[BEGIN DATA SEGMENT]

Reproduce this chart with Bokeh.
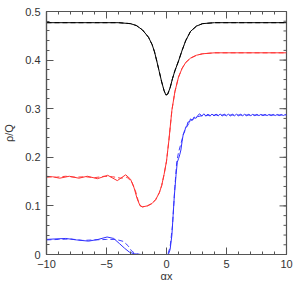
from bokeh.plotting import figure
from bokeh.models import FixedTicker, Range1d
from bokeh.embed import file_html
from bokeh.resources import INLINE

# ---------------- data ----------------
black_x = [-10, -6, -4, -3, -2.5, -2, -1.5, -1.2, -1.0, -0.8, -0.6, -0.4, -0.2, -0.05,
           0.1, 0.3, 0.5, 0.7, 1.0, 1.3, 1.6, 2.0, 2.5, 3.0, 4, 6, 10]
black_y = [0.477, 0.477, 0.477, 0.475, 0.471, 0.462, 0.447, 0.432, 0.417, 0.397, 0.376,
           0.355, 0.337, 0.328, 0.330, 0.343, 0.362, 0.378, 0.398, 0.420, 0.440, 0.459,
           0.470, 0.475, 0.477, 0.477, 0.477]

red_x = [-10, -9.5, -8.9, -8.1, -7.3, -6.6, -5.75, -4.9, -4.1, -3.4, -3.0, -2.7, -2.45,
         -2.2, -2.0, -1.6, -1.2, -0.9, -0.6, -0.4, -0.2, 0.0, 0.2, 0.45, 0.7, 1.0, 1.3,
         1.6, 2.0, 2.5, 3.0, 4.0, 10]
red_y = [0.159, 0.160, 0.157, 0.161, 0.157, 0.161, 0.156, 0.163, 0.152, 0.164, 0.155,
         0.137, 0.115, 0.100, 0.098, 0.100, 0.105, 0.113, 0.127, 0.142, 0.165, 0.192,
         0.235, 0.297, 0.335, 0.365, 0.383, 0.395, 0.404, 0.410, 0.413, 0.415, 0.415]

red_dash_x = [-10, -9.2, -8.4, -7.6, -6.8, -6.0, -5.2, -4.5, -3.8, -3.3, -2.9, -2.6,
              -2.35, -2.15, -2.0, -1.6, -1.2, -0.9, -0.6, -0.4, -0.2, 0.0, 0.2, 0.45,
              0.7, 1.0, 1.3, 1.6, 2.0, 2.5, 3.0, 4.0, 10]
red_dash_y = [0.161, 0.159, 0.161, 0.159, 0.160, 0.158, 0.161, 0.160, 0.157, 0.159,
              0.150, 0.132, 0.110, 0.100, 0.098, 0.100, 0.105, 0.113, 0.127, 0.142,
              0.165, 0.192, 0.235, 0.297, 0.335, 0.365, 0.383, 0.395, 0.404, 0.410,
              0.413, 0.415, 0.415]

blue_x = [-10, -9.3, -8.4, -7.5, -6.5, -5.7, -4.95, -4.4, -3.9, -3.5, -3.1, -2.7, -2.3,
          -2.0, 0.15, 0.3, 0.45, 0.55, 0.65, 0.8, 0.9, 1.0, 1.1, 1.2, 1.3, 1.4, 1.5,
          1.6, 1.7, 1.8, 1.9, 2.0, 2.15, 2.3, 2.45,
          2.60, 2.77, 2.94, 3.11, 3.28, 3.45, 3.62, 3.79, 3.96, 4.13, 4.30, 4.47, 4.64,
          4.81, 4.98, 5.15, 5.32, 5.49, 5.66, 5.83, 6.00, 6.17, 6.34, 6.51, 6.68, 6.85,
          7.02, 7.19, 7.36, 7.53, 7.70, 7.87, 8.04, 8.21, 8.38, 8.55, 8.72, 8.89, 9.06,
          9.23, 9.40, 9.57, 9.74, 9.91, 10.0]
blue_y = [0.031, 0.032, 0.033, 0.030, 0.0275, 0.031, 0.036, 0.033, 0.022, 0.013, 0.005,
          0.0015, 0.0003, 0.0, 0.0, 0.01, 0.04, 0.08, 0.12, 0.165, 0.19, 0.197, 0.205,
          0.215, 0.233, 0.248, 0.252, 0.262, 0.265, 0.273, 0.272, 0.279, 0.276, 0.283,
          0.280,
          0.286, 0.2895, 0.2845, 0.2895, 0.2845, 0.289, 0.2845, 0.289, 0.285, 0.289,
          0.285, 0.289, 0.285, 0.2888, 0.2852, 0.2888, 0.2852, 0.2886, 0.2854, 0.2886,
          0.2854, 0.2885, 0.2855, 0.2885, 0.2855, 0.2884, 0.2856, 0.2884, 0.2856,
          0.2883, 0.2857, 0.2883, 0.2857, 0.2882, 0.2858, 0.2882, 0.2858, 0.2881,
          0.2859, 0.2881, 0.2859, 0.288, 0.286, 0.288, 0.287]

blue_dash_x = [-10, -9, -8, -7, -6, -5, -4.2, -3.6, -3.2, -2.9, -2.6, -2.2, 0.1, 0.3,
               0.5, 0.7, 0.85, 1.0, 1.2, 1.5, 2.0, 2.5, 3, 4, 10]
blue_dash_y = [0.030, 0.031, 0.032, 0.029, 0.030, 0.031, 0.031, 0.027, 0.018, 0.007,
               0.002, 0.0, 0.0, 0.015, 0.06, 0.14, 0.19, 0.21, 0.228, 0.255, 0.275,
               0.283, 0.286, 0.287, 0.287]

x_ticks = [-10, -5, 0, 5, 10]
x_tick_labels = ["\u221210", "\u22125", "0", "5", "10"]
x_minor = list(range(-10, 11))
y_ticks = [0, 0.1, 0.2, 0.3, 0.4, 0.5]
y_tick_labels = ["0", "0.1", "0.2", "0.3", "0.4", "0.5"]
y_minor = [0, 0.02, 0.04, 0.06, 0.08, 0.1, 0.12, 0.14, 0.16, 0.18, 0.2, 0.22, 0.24,
           0.26, 0.28, 0.3, 0.32, 0.34, 0.36, 0.38, 0.4, 0.42, 0.44, 0.46, 0.48, 0.5]

# ---------------- figure ----------------
AX = "#555555"
TXT = "#333333"
FONT = "Liberation Sans"
MAJ, MIN = 7, 3

x_range = Range1d(-10, 10)
y_range = Range1d(0, 0.5)
p = figure(width=296, height=284, x_range=x_range, y_range=y_range,
           output_backend="svg", toolbar_location=None,
           min_border_left=43, min_border_right=10, min_border_top=11, min_border_bottom=29)
p.xgrid.visible = False
p.ygrid.visible = False
p.outline_line_color = AX
p.outline_line_width = 1.2
p.background_fill_color = "white"
p.border_fill_color = "white"

for ax in (p.xaxis[0], p.yaxis[0]):
    ax.axis_line_color = AX
    ax.axis_line_width = 1.2
    ax.major_tick_line_color = AX
    ax.minor_tick_line_color = AX
    ax.major_tick_in = MAJ
    ax.major_tick_out = 0
    ax.minor_tick_in = MIN
    ax.minor_tick_out = 0
    ax.major_label_text_font = FONT
    ax.major_label_text_color = TXT
    ax.major_label_text_font_size = "11px"
    ax.axis_label_text_font = FONT
    ax.axis_label_text_color = TXT
    ax.axis_label_text_font_style = "normal"
    ax.axis_label_text_font_size = "11px"

p.xaxis.ticker = FixedTicker(ticks=x_ticks, minor_ticks=x_minor)
p.yaxis.ticker = FixedTicker(ticks=y_ticks, minor_ticks=y_minor)
p.xaxis.major_label_overrides = {float(t): s for t, s in zip(x_ticks, x_tick_labels)}
p.yaxis.major_label_overrides = {float(t): s for t, s in zip(y_ticks, y_tick_labels)}
p.xaxis.axis_label = "\u03b1x"
p.yaxis.axis_label = "\u03c1/Q"
p.xaxis.major_label_standoff = 5
p.xaxis.axis_label_standoff = -1
p.yaxis.major_label_standoff = 6
p.yaxis.axis_label_standoff = 7

# inward ticks on the top and right edges of the frame
top_y = y_range.end
right_x = x_range.end
p.ray(x=x_minor, y=[top_y] * len(x_minor), length=MIN, length_units="screen",
      angle=-90, angle_units="deg", line_color=AX, line_width=1)
p.ray(x=x_ticks, y=[top_y] * len(x_ticks), length=MAJ, length_units="screen",
      angle=-90, angle_units="deg", line_color=AX, line_width=1)
p.ray(x=[right_x] * len(y_minor), y=y_minor, length=MIN, length_units="screen",
      angle=180, angle_units="deg", line_color=AX, line_width=1)
p.ray(x=[right_x] * len(y_ticks), y=y_ticks, length=MAJ, length_units="screen",
      angle=180, angle_units="deg", line_color=AX, line_width=1)

# ---------------- lines ----------------
p.line(black_x, black_y, line_color="black", line_width=1, line_dash="5 3")
p.line(black_x, black_y, line_color="black", line_width=1)
p.line(red_dash_x, red_dash_y, line_color="#ff4040", line_width=1, line_dash="5 3")
p.line(red_x, red_y, line_color="#ff3030", line_width=1)
p.line(blue_dash_x, blue_dash_y, line_color="#4040ff", line_width=1, line_dash="5 3")
p.line(blue_x, blue_y, line_color="#3030ff", line_width=1)

open("out.html", "w").write(file_html(p, INLINE))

[END DATA SEGMENT]

• WORK TO COMPLETE
Go from the first line of the data above to the line containing "from bokeh.resources import INLINE" and retype exactly those lines, both included, but none of the pictures.

• WRITTEN ANSWER
Reproduce this chart with Bokeh.
from bokeh.plotting import figure
from bokeh.models import FixedTicker, Range1d
from bokeh.embed import file_html
from bokeh.resources import INLINE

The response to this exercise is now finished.